Bridging the resolution gap in structural modeling of 3D genome organization

Abstract

Over the last decade, and especially after the advent of fluorescent in situ hybridization imaging and chromosome conformation capture methods, the availability of experimental data on genome three-dimensional organization has dramatically increased. We now have access to unprecedented details of how genomes organize within the interphase nucleus. Development of new computational approaches to leverage this data has already resulted in the first three-dimensional structures of genomic domains and genomes. Such approaches expand our knowledge of the chromatin folding principles, which has been classically studied using polymer physics and molecular simulations. Our outlook describes computational approaches for integrating experimental data with polymer physics, thereby bridging the resolution gap for structural determination of genomes and genomic domains.
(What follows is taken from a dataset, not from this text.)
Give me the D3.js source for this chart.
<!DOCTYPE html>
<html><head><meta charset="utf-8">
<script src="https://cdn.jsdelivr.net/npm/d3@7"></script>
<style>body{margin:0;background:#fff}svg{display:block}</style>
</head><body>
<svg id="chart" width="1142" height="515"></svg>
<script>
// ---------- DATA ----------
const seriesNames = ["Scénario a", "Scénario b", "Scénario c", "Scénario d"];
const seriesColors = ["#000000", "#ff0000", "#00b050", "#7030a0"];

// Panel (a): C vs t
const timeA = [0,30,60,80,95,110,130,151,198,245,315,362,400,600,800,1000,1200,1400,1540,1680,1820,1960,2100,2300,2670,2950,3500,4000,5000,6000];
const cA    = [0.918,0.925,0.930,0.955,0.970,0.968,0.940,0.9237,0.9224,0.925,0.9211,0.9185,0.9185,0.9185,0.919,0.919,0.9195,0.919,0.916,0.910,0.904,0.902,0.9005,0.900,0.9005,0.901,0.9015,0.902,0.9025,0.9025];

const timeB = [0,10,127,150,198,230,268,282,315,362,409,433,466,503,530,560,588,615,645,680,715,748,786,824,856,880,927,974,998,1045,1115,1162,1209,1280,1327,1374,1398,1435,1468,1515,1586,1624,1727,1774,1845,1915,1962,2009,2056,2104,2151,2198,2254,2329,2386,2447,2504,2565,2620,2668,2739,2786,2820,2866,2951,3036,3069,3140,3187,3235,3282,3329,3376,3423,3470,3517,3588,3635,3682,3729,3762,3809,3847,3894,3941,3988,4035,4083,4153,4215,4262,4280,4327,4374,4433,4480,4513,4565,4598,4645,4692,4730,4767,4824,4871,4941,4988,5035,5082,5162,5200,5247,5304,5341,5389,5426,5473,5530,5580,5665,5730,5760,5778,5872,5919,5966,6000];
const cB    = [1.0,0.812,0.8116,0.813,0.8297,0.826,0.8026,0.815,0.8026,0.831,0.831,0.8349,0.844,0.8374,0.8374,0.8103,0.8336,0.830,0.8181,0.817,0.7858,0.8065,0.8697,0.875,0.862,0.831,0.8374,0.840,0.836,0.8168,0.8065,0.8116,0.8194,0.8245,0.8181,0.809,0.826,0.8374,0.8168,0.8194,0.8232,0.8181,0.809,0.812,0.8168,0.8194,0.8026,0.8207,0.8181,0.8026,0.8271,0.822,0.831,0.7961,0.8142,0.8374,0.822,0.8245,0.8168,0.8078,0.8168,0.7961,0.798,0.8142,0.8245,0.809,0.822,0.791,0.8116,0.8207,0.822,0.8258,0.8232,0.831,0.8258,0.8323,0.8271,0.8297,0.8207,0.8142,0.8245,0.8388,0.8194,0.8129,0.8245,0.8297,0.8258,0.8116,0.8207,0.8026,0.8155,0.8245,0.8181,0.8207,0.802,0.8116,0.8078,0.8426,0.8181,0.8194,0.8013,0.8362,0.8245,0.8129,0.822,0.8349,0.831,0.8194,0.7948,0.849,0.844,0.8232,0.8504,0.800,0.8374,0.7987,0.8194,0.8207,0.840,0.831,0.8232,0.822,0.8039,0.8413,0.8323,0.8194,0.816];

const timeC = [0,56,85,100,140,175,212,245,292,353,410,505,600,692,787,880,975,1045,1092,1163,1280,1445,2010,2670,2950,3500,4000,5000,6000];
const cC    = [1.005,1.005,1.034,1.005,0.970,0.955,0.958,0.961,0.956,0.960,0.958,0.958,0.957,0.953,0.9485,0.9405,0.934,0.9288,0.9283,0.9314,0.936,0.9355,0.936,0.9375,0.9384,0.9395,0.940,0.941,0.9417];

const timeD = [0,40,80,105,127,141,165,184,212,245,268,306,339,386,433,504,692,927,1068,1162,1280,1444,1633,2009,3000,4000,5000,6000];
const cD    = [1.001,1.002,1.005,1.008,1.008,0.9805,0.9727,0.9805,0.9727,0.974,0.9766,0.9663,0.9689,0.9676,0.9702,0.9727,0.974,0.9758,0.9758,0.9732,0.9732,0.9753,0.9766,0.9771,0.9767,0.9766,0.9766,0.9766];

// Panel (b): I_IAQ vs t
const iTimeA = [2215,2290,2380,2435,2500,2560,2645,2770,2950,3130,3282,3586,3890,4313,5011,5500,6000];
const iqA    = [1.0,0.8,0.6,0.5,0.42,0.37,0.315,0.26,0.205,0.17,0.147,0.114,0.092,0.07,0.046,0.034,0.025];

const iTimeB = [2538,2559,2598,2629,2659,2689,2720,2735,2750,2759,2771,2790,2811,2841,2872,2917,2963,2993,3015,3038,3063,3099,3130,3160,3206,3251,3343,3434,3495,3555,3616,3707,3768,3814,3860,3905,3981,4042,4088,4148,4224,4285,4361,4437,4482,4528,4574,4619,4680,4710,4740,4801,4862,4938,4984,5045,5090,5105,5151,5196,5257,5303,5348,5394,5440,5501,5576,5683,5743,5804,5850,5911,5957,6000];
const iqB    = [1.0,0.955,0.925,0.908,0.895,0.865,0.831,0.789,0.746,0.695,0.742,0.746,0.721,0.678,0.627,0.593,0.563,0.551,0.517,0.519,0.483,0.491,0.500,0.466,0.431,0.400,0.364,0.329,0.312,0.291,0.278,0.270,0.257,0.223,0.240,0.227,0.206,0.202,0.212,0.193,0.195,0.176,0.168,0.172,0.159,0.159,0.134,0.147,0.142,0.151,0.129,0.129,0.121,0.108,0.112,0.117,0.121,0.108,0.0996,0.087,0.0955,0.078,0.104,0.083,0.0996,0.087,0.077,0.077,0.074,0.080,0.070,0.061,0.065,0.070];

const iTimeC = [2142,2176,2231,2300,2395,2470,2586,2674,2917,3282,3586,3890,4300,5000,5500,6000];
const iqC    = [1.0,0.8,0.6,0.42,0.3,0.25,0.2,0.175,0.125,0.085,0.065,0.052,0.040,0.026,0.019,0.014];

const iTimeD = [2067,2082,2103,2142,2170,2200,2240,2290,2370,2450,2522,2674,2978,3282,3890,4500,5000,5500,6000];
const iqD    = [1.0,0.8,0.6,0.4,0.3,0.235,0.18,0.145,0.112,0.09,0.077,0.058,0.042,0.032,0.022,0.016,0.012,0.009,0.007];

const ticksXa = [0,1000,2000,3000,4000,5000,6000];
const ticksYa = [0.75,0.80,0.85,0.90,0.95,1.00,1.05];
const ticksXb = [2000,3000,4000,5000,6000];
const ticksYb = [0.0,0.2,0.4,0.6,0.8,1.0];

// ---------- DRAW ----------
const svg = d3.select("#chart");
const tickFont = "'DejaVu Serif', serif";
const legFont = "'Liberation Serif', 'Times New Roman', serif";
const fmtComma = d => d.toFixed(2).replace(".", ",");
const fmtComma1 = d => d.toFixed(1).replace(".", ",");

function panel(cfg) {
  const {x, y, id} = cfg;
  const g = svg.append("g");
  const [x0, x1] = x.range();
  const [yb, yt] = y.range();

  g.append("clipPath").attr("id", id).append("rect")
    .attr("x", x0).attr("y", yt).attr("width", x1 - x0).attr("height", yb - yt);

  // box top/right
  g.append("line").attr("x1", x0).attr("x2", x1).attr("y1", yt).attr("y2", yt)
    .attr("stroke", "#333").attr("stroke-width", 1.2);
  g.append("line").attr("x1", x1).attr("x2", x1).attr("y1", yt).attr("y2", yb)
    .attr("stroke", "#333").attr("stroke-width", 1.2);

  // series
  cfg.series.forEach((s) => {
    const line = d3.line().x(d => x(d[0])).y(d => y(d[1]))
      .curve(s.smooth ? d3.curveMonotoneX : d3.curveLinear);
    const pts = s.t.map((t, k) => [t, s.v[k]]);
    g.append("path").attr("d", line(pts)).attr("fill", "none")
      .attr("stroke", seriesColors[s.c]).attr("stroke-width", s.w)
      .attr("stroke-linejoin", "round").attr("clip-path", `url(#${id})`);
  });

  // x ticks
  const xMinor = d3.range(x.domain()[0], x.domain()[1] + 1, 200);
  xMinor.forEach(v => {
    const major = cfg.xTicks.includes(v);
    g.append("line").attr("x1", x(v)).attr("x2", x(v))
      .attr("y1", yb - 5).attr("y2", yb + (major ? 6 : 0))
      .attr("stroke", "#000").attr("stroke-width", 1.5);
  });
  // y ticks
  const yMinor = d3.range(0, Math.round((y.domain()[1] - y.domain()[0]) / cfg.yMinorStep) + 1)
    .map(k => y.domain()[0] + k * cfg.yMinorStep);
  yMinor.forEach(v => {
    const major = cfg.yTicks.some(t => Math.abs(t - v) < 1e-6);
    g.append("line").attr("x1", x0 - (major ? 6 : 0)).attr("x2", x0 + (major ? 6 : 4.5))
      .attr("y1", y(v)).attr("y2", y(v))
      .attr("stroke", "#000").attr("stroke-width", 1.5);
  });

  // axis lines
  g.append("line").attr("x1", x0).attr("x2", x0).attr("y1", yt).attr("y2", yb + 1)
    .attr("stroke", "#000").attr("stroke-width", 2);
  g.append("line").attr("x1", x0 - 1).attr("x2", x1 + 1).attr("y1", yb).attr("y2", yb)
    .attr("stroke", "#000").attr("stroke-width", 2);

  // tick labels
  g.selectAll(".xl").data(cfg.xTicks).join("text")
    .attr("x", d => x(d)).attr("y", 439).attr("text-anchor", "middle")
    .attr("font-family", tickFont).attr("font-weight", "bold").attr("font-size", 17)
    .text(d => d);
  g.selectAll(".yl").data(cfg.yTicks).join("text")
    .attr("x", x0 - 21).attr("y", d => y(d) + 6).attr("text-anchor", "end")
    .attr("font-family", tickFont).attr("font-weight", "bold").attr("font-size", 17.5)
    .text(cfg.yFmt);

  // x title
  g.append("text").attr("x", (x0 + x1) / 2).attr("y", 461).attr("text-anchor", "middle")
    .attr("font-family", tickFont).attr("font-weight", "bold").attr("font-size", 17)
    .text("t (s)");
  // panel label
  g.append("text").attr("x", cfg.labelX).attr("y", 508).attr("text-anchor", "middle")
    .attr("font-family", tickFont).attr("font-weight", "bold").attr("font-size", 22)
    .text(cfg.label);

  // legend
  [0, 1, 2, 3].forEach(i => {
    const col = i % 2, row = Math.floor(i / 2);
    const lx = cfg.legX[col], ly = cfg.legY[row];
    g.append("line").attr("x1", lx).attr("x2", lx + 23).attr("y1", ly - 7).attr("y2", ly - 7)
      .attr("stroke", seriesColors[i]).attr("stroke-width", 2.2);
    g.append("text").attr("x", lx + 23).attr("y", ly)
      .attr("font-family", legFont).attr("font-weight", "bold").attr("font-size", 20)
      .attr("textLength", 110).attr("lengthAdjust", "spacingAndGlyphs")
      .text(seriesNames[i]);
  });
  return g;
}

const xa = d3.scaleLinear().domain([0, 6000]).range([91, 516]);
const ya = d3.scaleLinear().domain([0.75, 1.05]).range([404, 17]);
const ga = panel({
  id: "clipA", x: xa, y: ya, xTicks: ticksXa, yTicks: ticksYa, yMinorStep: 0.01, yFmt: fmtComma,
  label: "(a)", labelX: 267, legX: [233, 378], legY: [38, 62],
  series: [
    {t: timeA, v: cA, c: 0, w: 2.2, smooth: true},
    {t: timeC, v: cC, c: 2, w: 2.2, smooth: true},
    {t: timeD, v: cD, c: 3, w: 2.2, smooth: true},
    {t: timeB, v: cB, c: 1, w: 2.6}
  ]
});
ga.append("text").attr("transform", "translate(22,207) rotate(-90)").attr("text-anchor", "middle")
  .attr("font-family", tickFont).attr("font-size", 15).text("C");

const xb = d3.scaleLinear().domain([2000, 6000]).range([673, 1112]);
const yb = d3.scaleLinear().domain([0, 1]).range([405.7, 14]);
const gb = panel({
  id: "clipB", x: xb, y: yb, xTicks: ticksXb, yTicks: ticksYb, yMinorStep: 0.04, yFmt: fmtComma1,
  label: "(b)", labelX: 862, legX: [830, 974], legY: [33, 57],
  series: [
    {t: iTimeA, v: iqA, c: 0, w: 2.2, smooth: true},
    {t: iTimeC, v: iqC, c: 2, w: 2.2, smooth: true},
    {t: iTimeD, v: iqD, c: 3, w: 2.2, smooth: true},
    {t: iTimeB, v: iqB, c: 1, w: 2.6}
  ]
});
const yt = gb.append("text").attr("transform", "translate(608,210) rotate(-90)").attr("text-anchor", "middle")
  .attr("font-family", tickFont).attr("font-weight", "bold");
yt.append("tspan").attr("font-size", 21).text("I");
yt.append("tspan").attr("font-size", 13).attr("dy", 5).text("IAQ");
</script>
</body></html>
Figure 1. Bridging the resolution gap.

DNA and chromatin have been characterized at diverse resolution scales. The DNA is composed by nucleotides forming base pairs ([A], an AT base-pair from PDB entry 2KV0 [48]), which in turn will form a DNA double helix ([B], DNA structure from PDB entry 2KV0 [48]). The DNA then wraps around histone proteins forming nucleosomes ([C], the complex between nucleosome core particles and DNA from PDB entry 1AOI [49]). It is also known that chromosomes occupy so-called chromosome territories ([F], 3D FISH image from a 3D map of all chromosomes in human male fibroblast nuclei [50]). Between DNA atomic resolution and nuclei chromosome resolution, there have been a plethora of models describing how chromatin folds into the so-called 30 nanometer fiber ([D], image by Richard Wheeler) and then experiences higher-order folding ([E], interchromatin domain and interchromosomal network models of looping interactions between two chromosomes [51]). An integrative approach combining polymer physics with constraint-based modeling will provide important insight about chromatin architecture at the range of resolutions indicated by the dashed rectangle. Length, volume, and resolution scales adapted from .
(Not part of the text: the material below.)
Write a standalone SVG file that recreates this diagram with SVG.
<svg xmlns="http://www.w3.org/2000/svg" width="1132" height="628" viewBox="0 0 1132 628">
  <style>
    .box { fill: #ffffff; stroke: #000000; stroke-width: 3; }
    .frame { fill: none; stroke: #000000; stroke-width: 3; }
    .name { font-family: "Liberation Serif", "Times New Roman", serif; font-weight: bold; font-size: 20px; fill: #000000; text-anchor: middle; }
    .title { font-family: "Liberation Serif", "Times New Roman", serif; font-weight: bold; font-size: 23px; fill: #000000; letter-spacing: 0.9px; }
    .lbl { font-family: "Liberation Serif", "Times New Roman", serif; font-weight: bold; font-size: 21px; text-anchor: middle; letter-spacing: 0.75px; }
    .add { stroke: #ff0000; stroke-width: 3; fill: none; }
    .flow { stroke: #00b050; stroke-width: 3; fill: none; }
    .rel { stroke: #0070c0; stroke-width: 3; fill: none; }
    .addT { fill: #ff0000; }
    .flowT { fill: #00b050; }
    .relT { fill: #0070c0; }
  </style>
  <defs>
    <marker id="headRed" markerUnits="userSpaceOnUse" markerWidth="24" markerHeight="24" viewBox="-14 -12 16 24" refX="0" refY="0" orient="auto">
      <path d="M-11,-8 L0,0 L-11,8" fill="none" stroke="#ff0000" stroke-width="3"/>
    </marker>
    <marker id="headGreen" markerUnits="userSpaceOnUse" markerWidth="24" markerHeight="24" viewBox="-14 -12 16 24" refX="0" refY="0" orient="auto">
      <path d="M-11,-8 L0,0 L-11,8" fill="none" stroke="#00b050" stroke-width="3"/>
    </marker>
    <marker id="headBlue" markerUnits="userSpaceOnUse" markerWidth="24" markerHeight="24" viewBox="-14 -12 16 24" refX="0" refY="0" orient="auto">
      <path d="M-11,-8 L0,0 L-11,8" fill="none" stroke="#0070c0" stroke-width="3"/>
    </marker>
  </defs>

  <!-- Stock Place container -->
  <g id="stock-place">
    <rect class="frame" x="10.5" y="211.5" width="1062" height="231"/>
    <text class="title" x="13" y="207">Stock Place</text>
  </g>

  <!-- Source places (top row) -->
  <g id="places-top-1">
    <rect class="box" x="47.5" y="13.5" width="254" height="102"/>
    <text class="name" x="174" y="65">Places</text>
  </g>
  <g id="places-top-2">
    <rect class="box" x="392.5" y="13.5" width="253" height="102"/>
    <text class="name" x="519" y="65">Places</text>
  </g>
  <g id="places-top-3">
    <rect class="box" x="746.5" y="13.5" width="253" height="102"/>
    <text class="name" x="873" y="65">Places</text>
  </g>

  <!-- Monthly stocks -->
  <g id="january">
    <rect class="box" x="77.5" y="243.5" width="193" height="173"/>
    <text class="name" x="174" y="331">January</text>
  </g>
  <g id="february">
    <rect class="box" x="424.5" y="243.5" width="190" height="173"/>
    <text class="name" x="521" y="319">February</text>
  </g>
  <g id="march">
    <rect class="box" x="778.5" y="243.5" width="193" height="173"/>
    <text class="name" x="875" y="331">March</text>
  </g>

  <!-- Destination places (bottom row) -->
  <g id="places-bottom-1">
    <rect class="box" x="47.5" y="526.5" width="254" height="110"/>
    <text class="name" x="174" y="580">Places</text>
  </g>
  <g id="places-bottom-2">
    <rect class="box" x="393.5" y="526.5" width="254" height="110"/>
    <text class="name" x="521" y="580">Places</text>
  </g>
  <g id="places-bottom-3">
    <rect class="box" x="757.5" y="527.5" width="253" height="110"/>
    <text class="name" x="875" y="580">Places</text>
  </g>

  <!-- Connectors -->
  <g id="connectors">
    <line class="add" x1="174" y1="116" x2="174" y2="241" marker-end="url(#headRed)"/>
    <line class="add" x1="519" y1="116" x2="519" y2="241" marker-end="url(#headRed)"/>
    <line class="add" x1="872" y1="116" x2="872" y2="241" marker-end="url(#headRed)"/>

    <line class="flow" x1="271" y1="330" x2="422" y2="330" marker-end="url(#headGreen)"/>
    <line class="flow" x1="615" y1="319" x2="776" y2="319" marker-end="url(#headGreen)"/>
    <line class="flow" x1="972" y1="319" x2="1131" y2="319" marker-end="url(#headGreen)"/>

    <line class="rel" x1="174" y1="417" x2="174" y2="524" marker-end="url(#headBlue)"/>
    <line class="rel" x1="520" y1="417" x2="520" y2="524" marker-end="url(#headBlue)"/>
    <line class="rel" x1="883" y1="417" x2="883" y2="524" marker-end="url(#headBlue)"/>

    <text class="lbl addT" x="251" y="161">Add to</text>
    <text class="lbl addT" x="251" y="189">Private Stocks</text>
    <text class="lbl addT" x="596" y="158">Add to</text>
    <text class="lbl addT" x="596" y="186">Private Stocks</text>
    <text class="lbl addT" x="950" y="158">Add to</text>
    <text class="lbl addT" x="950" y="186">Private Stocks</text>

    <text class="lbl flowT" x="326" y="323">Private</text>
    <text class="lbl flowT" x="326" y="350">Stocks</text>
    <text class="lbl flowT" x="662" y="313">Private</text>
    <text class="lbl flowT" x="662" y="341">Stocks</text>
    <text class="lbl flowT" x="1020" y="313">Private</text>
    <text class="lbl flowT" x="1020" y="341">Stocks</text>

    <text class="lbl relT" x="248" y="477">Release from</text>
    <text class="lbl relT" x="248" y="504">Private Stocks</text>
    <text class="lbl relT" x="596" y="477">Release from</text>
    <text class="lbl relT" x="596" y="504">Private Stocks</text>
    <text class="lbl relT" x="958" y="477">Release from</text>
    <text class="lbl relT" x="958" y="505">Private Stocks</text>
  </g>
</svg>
Figure 2. Main approaches for studying genomic organization.

Two of the most used approaches for experimentally determining features of genome architecture. Light microscopy by fluorescent in situ hybridization (FISH) results in a measured spatial distance (R) (and its distribution in a population of cells or its time course) as function of the genomic linear distance (s). Cell/molecular biology by chromosome conformation capture (3C)-based approaches results in an estimation of the average frequency of contacts between parts of the chromatin in a population of cells.

Figure 3. Two computational approaches for determining the 3D structure of genomic domains and genomes.

(A) The first approach uses polymer models to simulate relevant interactions (both physical and biological) that explain experimental observations. (B) The second approach integrates diverse experimental observations to model a conformational ensemble that satisfies the experimental observations.